Auteur: Ullial
Date: 2001-04-26 09:43:48
LIBERATION (AUJOURD'HUI)
Depuis six jours, des émeutes embrasent la région.
Par JOSÉ GARÇON
es forces de l'ordre ont tiré, hier, près de Bougie et à Bardacha, faisant trois morts et plusieurs blessés parmi les jeunes qui manifestaient. Six jours après les faits, le meurtre du jeune Mohamed Guermah (20 ans), abattu de sang-froid le 19 avril dans la gendarmerie de Beni Douala, n'en finit pas d'embraser la Kabylie. Comme si les excuses du chef de la brigade de gendarmerie et la suspension d'un responsable de la sûreté de Béjaïa étaient arrivées trop tard.

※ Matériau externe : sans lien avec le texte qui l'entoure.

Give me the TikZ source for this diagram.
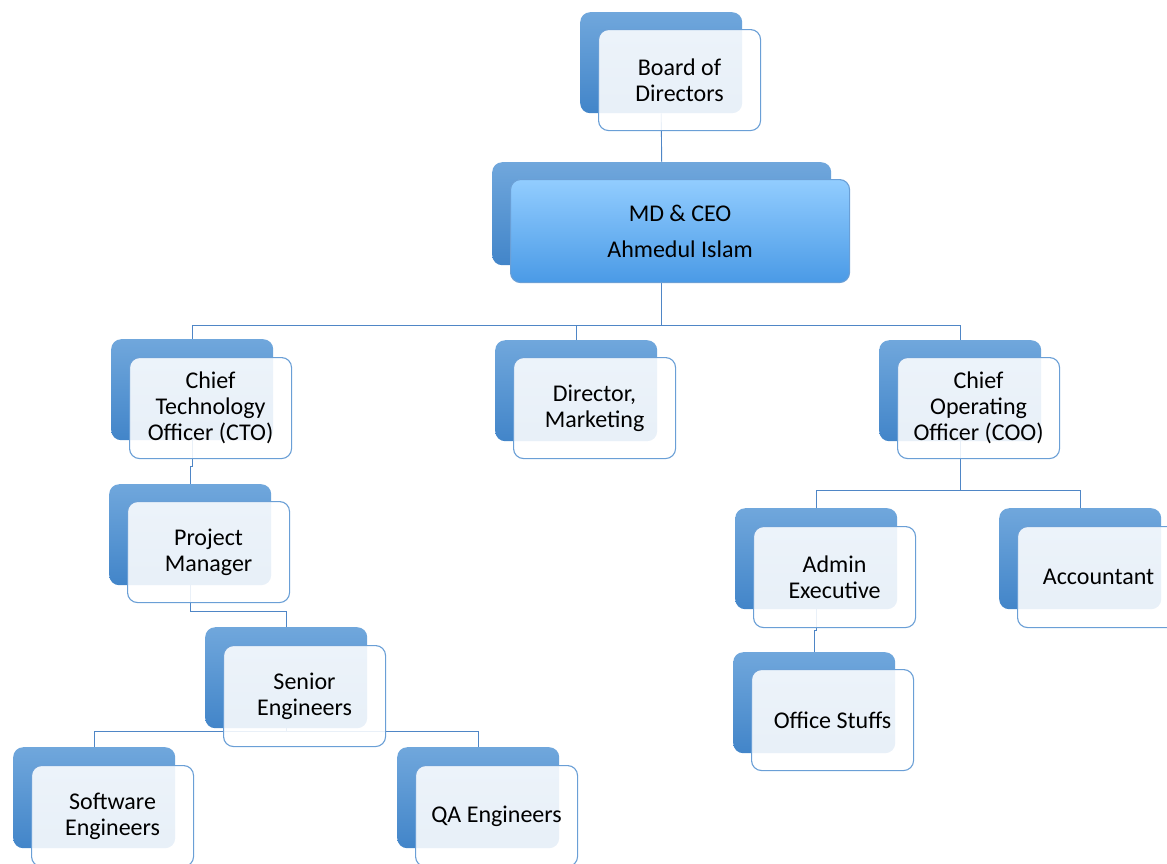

Comme si cet assassinat n'avait été que la goutte d'eau qui fait déborder le vase du chômage et de la mal-vie. «C'est contre la hogra (le mépris) et la corruption que nous nous battons», scandent les manifestants.
Nouveau slogan. Plusieurs localités des willayas (préfectures) de Bejaïa et de Tizi-Ouzou se sont ainsi enflammées mardi et mercredi. A Amizour, El-Kseur, Sedouk, Sidi Aïch, Timezrit, Beni Djellil, Akbou, Semaoun, Tazmalt Ouzellagen, Barbacha, Féraoun, Souk el Tenine, des centaines de jeunes (des écoliers et des lycéens), ont investi les rues, parfois rejoints par des adultes, avec les mêmes slogans: «pouvoir assassin», «fils de Bouteflika», «vérité et justice». Mais le plus étonnant reste l'apparition d'un mot d'ordre inattendu dans une région peu encline à sympathiser avec les islamistes: «l'armée, le peuple avec toi, Hattab» (Hattab est le chef du GSPC, groupe armé islamiste qui affirme s'en prendre aux seules forces de l'ordre et non aux civils, ndlr). Ce slogan seul exprime l'exaspération d'une jeunesse face à l'absence de perspective et le refus de la reconnaissance de tamazigh, la langue berbère.
Balles réelles. Dans presque toutes ces localités, et particulièrement à Amizour, les émeutiers ont saccagé ou incendié édifices publics, réverbères, bureaux et logements de fonction, pendant que police et gendarmerie ripostaient à coups de lacrymogènes. A El Kseur, cette intifada a pris un tour plus violent hier et mardi quand les brigades antiémeutes ont tiré à balles réelles, faisant plusieurs blessés, dont quatre graves. Pour tenter de ramener le calme et de canaliser la colère des émeutiers (qui échappent à tout parti politique) étudiants et lycéens ont appelé à une grande marche aujourd'hui à Tizi-Ouzou. Avec pour seul mot d'ordre: «Vérité et Justice pour Mohamed Guermah».